San Francisco is the new Berkeley,” said KCBS Radio reporter Bob Butler in a recent political discussion. “Remember all the times when we talked about how wacky Berkeley was for the things that they were doing? Well, San Francisco is doing that.”
The “that” in question is letting your leftist freak flag fly, unhindered by considerations of compromise, common sense, or if your ideas are even workable. This was in full view recently when the city’s school board spent valuable time not coming up with a plan to safely reopen schools but devising a plan to rename 44 city public schools whose namesakes fell afoul of the board’s ideological stance. They devised a list that seemed tailor-made to please right-wing provocateurs like Tucker Carlson. The offending names included former mayor and current U.S. Senator Dianne Feinstein, as well as Presidents George Washington and Abraham Lincoln.
Oh, and there was still no plan to reopen public schools — which, if racial and economic reckoning was a school board priority, would itself have been a priority. Racial minorities and economically disadvantaged children are being hurt the most by not being able to attend schools; many don’t have the technology to access online learning, they often don’t have high-speed Internet connection (I remember one local expert talking about families with no Internet connection, where the kids couldn’t even do their homework until their mother came home from work and they could use her smartphone’s Internet connection), and they’re highly unlikely to have tutors available to help them catch up.

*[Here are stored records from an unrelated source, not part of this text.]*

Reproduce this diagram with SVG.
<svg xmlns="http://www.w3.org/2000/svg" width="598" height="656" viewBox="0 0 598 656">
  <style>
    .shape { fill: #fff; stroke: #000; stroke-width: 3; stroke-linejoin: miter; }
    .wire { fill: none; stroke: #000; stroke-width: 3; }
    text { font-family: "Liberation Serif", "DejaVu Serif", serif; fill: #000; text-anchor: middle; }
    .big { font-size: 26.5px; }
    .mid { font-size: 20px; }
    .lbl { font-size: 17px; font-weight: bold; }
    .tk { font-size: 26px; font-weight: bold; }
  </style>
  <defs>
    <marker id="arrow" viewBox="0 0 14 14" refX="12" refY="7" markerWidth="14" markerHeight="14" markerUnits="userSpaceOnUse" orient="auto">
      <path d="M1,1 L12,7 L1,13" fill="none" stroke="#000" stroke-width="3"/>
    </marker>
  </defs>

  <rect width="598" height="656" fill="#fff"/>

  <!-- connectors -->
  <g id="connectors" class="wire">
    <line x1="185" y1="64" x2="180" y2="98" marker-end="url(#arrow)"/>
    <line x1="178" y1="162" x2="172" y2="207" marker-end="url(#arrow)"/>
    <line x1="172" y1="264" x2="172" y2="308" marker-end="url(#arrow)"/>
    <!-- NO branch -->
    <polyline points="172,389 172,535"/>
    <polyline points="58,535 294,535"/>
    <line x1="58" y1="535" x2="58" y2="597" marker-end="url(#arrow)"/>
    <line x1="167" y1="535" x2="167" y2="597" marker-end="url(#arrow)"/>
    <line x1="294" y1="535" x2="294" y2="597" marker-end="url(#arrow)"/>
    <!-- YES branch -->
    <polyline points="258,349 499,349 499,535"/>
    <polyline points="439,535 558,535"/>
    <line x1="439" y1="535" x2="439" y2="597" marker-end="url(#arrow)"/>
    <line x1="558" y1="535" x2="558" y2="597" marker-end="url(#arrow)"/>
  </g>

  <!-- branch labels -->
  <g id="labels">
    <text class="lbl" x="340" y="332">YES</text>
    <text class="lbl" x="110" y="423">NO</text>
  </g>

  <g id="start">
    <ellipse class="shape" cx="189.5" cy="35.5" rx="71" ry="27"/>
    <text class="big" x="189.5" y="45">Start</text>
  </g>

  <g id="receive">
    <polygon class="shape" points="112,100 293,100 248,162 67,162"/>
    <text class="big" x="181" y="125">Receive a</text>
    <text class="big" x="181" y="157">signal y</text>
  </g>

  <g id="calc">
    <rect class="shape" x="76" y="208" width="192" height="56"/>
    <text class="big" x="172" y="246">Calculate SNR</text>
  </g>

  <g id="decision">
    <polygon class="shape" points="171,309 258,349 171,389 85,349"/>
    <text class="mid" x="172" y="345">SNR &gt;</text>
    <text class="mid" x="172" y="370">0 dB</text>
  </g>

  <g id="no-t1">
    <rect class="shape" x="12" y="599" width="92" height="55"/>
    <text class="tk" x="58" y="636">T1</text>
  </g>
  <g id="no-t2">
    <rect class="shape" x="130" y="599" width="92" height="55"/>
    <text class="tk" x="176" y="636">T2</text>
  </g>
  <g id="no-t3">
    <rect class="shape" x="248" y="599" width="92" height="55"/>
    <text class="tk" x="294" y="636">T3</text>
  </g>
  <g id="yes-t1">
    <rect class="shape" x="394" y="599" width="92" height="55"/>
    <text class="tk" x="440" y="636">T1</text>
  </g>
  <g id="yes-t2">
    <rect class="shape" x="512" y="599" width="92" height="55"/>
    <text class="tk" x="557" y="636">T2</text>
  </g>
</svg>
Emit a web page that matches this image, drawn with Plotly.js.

Instead, the school board used its time to insist that Dianne Feinstein is the same as a slave ship captain. This stain is likely to remain on San Francisco’s reputation long after the freak flag is lowered and sanity returns to the school board.
The board has asked the public to suggest new names for the schools via an online form. I’m hoping at least one of them is named Boaty McBoatface.
When I brought this up to C.W. Nevius, former Chronicle columnist and current author of “C.W.’s Newsletter,” he said, “One of the ironies of San Francisco, as ‘woke’ as San Francisco is, year after year we elect a moderate mayor. The only progressive mayor in recent history was Art Agnos — and he was a one-term mayor.”
That pattern has held, with current Mayor London Breed representing what can probably be called the moderate wing of the local Democratic Party. Yet today the Board of Supervisors is controlled by the left wing, the district attorney is the city’s unofficial public defender, and the school board is made up of achingly woke members. Progressives have been eyeing the mayor’s office as a sign of achieving their goal of control in the city, but I suspect they have reached peak woke, the high point of their current resurgence, and we are likely to see a reaction at the ballot box that is based on the Left’s overreach on crime, small business conditions, and schools.
Last year, I interviewed a candidate running to replace a Democratic incumbent in Sacramento. She was a smart and well-spoken candidate, but her views on crime left me wondering how well she had thought them through. While discussing victims of burglaries, including her own loss of a computer to a thief, she didn’t blame the thieves; she blamed the victims, saying they had guilt because they had not changed a system that drove people to commit crime.
When I politely suggested that such an approach to crime will result in an inevitable backlash from voters who don’t like being blamed when their homes are burglarized and vandalized or their cars stolen, I expected her to defend her point. And she could have. Anyone who had a halfway decent religious education — in I think just about any religion, but certainly the one based on a Middle Eastern carpenter — would at least be familiar with the concept of feeling compassion for the offender, as well as taking responsibility to make a just society. As I’ve written here before, we are at a moment in time where millions and millions of people are open to making significant changes in society to make it fairer and more just, not just for themselves but for people they have never met who are suffering the effects of systemic injustice.
But that wasn’t the response. Instead, she reiterated her point and moved on. I realized she didn’t have a position that had been derived from facts and evidence and questioning, the better to arrive at a policy that can withstand critics; she had a position that can only be derived from talking to people you already agree with, and formulating a policy that fits ideological, not human, parameters.
The blowback has already started. The Campaign for Better Public Schools was recently formed by the Families for San Francisco PAC to explore remedies ranging from recalling members of the school board to a charter amendment that would turn school board members into mayoral appointees. As for crime, District Attorney Chesa Boudin got elected in a low turnout election and through the magical machinations of ranked-choice voting. There is already an effort to recall Boudin; but if that stalls and he makes it to a reelection campaign, it will be very hard to imagine him being reelected. The latest news that the city is considering laying off 11 percent of its police officers is not Boudin’s doing, but it is unlikely to calm voters worried about dangerous streets.
There is no lane for the Republicans to use the Left’s overreach to gain power in San Francisco like it was able to do in New York City. The GOP here is too small and the brand has been tarnished beyond immediate repair by four years of Trumpism. But there is every reason to expect that the moderate wing of the Democratic Party will ride schools, crime, and small business to victory over the next couple city elections.